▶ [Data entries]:
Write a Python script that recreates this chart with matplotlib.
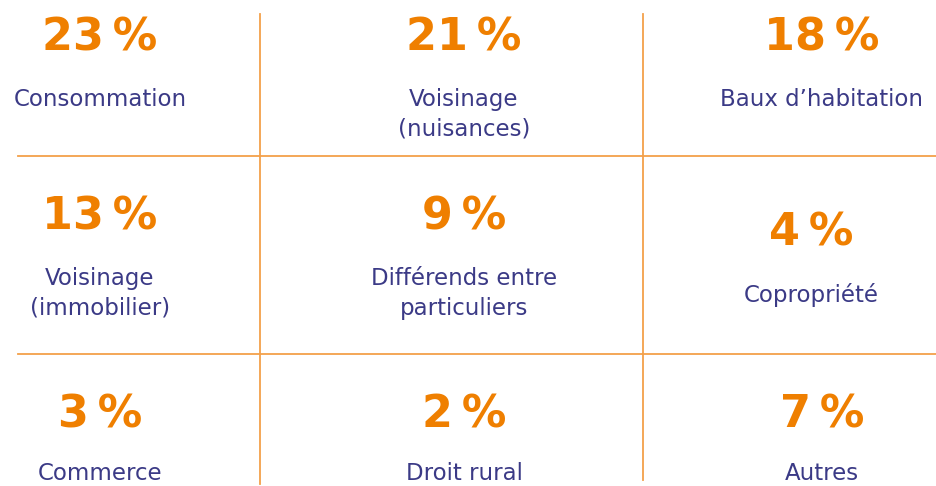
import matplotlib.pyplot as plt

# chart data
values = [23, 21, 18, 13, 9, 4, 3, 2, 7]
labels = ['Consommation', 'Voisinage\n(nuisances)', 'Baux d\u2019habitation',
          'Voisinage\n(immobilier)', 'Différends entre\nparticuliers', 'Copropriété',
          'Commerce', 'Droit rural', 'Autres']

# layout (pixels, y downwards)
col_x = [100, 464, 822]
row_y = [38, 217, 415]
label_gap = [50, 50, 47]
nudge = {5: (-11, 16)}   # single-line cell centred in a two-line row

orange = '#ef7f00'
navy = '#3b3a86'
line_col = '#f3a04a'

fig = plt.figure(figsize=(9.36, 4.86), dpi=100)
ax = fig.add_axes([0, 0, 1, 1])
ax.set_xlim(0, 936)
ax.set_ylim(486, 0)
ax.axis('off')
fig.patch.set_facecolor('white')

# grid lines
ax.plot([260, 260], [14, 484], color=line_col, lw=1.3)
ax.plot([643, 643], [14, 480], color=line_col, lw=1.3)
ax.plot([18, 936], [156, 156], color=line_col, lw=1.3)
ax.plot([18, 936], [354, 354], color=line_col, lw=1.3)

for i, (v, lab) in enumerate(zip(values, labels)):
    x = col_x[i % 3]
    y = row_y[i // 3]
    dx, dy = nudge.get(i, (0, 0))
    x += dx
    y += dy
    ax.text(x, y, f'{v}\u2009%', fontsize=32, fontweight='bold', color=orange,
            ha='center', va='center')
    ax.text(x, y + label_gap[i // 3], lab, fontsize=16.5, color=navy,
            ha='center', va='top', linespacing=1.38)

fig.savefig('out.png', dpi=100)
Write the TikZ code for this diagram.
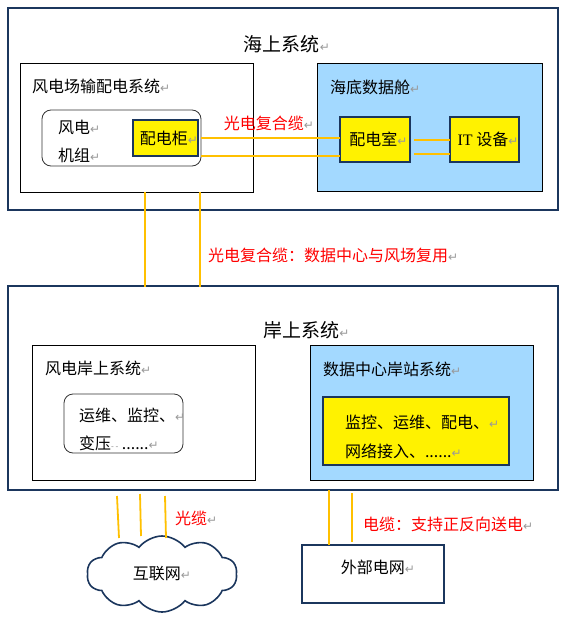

▶ [WORK TO COMPLETE]: Verbatim reproduction of every record is required; images are left out.

▶ [RESULT FOR THIS TASK]:
Write a Python script that recreates this chart with matplotlib.
import matplotlib.pyplot as plt

# chart data
values = [23, 21, 18, 13, 9, 4, 3, 2, 7]
labels = ['Consommation', 'Voisinage\n(nuisances)', 'Baux d\u2019habitation',
          'Voisinage\n(immobilier)', 'Différends entre\nparticuliers', 'Copropriété',
          'Commerce', 'Droit rural', 'Autres']

# layout (pixels, y downwards)
col_x = [100, 464, 822]
row_y = [38, 217, 415]
label_gap = [50, 50, 47]
nudge = {5: (-11, 16)}   # single-line cell centred in a two-line row

orange = '#ef7f00'
navy = '#3b3a86'
line_col = '#f3a04a'

fig = plt.figure(figsize=(9.36, 4.86), dpi=100)
ax = fig.add_axes([0, 0, 1, 1])
ax.set_xlim(0, 936)
ax.set_ylim(486, 0)
ax.axis('off')
fig.patch.set_facecolor('white')

# grid lines
ax.plot([260, 260], [14, 484], color=line_col, lw=1.3)
ax.plot([643, 643], [14, 480], color=line_col, lw=1.3)
ax.plot([18, 936], [156, 156], color=line_col, lw=1.3)
ax.plot([18, 936], [354, 354], color=line_col, lw=1.3)

for i, (v, lab) in enumerate(zip(values, labels)):
    x = col_x[i % 3]
    y = row_y[i // 3]
    dx, dy = nudge.get(i, (0, 0))
    x += dx
    y += dy
    ax.text(x, y, f'{v}\u2009%', fontsize=32, fontweight='bold', color=orange,
            ha='center', va='center')
    ax.text(x, y + label_gap[i // 3], lab, fontsize=16.5, color=navy,
            ha='center', va='top', linespacing=1.38)

fig.savefig('out.png', dpi=100)
Write the TikZ code for this diagram.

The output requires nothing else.